The Wheel of Fortune pinball game looks like a slot machine that has sprouted flippers in order to give the player an actual chance to win a game using talent and skill instead of relying on probability tables. The game is gaudier than the average pinball machine, with lots of neon lights, not to mention Pat Sajak and Vanna White’s smiles on the backglass. Please don’t ask me to look directly into their faces, okay? Game show eyes can suck out a man’s soul.

I really want to shape the rest of this sentence into a Pat Sajak-As-Patron-Saint-of-Car-Salesman joke but, man oh man, two games in, I was totally into Wheel of Fortune pinball. I can’t make fun of it. I really didn’t think the game show would translate into a decent pinball machine.

The only disappointing thing about Wheel of Fortune is you don’t get to guess what the phrases are. (This is at least half the fun of watching the show: screaming everyday phrases at so-called cretins.) I guess there are a finite number of Wheel of Fortune phrases you could load onto the pinball machine’s computer, and someone could master them all.
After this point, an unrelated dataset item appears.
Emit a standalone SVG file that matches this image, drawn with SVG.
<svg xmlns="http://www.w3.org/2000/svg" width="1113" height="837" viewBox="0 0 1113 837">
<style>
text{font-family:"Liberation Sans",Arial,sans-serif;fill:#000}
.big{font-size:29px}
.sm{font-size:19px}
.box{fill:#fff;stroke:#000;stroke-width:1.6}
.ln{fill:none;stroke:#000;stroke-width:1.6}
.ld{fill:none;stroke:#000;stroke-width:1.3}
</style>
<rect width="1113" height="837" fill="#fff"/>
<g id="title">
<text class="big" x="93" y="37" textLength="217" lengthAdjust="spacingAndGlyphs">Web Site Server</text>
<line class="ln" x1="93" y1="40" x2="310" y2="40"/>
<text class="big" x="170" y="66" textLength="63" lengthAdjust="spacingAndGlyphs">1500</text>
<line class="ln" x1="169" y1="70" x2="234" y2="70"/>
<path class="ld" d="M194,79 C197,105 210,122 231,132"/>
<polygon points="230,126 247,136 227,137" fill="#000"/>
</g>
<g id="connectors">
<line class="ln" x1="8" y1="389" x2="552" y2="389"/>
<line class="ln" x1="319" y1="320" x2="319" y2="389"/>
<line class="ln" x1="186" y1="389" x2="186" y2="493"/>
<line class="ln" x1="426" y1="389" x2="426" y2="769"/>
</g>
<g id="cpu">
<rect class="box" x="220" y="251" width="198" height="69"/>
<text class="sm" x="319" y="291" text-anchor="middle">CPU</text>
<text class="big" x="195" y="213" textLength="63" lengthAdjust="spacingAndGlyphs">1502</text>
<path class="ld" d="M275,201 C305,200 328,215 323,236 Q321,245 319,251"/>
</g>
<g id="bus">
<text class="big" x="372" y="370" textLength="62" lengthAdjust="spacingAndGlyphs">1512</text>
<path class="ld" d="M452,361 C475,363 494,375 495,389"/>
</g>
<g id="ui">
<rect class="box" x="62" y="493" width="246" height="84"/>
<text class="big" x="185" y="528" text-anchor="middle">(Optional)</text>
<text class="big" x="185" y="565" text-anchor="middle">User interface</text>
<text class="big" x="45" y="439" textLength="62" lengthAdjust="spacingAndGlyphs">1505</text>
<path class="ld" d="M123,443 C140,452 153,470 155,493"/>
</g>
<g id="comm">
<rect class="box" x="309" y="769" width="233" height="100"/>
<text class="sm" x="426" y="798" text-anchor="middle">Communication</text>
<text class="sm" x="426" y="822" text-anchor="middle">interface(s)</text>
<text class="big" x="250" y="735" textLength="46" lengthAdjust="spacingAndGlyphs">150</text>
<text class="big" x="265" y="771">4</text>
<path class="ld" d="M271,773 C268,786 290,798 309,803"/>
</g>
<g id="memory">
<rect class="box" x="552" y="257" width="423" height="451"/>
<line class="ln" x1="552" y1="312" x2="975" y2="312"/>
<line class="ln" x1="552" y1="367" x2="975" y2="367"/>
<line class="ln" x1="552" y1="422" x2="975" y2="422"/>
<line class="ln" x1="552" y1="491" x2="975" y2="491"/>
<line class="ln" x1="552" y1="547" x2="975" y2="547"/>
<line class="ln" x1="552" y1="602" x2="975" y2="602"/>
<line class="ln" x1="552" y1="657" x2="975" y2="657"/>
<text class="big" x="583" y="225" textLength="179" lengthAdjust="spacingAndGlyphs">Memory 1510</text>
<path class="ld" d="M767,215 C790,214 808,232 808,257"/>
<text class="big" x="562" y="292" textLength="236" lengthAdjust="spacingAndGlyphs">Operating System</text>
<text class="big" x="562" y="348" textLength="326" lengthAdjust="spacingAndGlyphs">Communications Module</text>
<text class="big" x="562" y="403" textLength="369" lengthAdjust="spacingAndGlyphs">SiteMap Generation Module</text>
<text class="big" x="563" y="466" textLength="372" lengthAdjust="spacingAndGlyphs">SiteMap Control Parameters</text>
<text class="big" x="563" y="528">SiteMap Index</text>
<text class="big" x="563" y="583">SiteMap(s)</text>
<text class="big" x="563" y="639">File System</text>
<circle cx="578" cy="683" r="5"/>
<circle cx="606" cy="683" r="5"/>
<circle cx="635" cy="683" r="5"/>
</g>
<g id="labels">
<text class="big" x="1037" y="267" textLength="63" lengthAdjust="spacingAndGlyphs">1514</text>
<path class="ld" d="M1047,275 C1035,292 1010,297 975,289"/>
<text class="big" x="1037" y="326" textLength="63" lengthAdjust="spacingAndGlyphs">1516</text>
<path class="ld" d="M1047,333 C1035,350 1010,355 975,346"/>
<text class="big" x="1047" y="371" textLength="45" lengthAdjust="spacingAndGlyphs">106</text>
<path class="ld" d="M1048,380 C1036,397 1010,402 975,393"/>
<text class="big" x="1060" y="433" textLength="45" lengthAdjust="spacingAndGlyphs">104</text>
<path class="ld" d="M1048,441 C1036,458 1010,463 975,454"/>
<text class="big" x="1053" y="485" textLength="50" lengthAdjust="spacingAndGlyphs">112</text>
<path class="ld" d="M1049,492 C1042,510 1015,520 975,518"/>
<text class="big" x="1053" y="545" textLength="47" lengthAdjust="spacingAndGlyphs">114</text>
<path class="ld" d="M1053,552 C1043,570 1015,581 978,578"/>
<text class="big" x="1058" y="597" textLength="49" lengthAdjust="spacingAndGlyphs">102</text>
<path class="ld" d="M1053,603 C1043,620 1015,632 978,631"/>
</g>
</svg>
And guessing phrases isn’t the mark of a good pinball player, is it?

To guess a letter, you have to shoot the ball at a bank of bobbleheads—Lonnie, Maria, and Keith—and then the contestant bobbleheads guess a letter.

The sounds from the show are intact, so the bobbleheads scream the letters out. There’s something strange about shooting a silver ball at a bobblehead and then have the machine call out: “T!”

“There is one T.” (Pat Sajak says calmly.)

“S!” (I can’t even begin to explain how funny this sounds.)

“There are three S’s.” (Again, his voice: smooth as a used car salesman.)

So I guess bobbleheads are smart. They always guessed at least one correct letter.

- - -

As for my sub, I forgot to ask them to hold the mayonnaise. You always have them hold the mayo at Sub Shop. With the exception of tuna, mayo does not belong on a sandwich, but this is neither the time nor place to discuss my deep and complicated feelings about mayo. My sub was hot and gooey. And the fries, the fries I have fantasized about for years?

They were not french fries. They were fried potato chips. Limp and soggy, like someone had left a sack of potato chips on a picnic bench in a summer storm.

- - -

Back to the pinball. Wheel of Fortune the pinball game is easy and generous, and I had a gas playing it. If you think it’s frustrating to watch a bunch of so-called cretins on Wheel of Fortune, consider how much of a cretin you will feel like when you can’t fill in the blanks on the following puzzle, because you can’t make a simple shot on a pinball game.

Take a guess. The category is headlines:

M _ _ _ _ _ _ _ _ _
_ _ _ M _ _ _

Say it out loud with me so I don’t feel like such a cretin: “Man Walks On The Moon! Man Walks On The Moon!”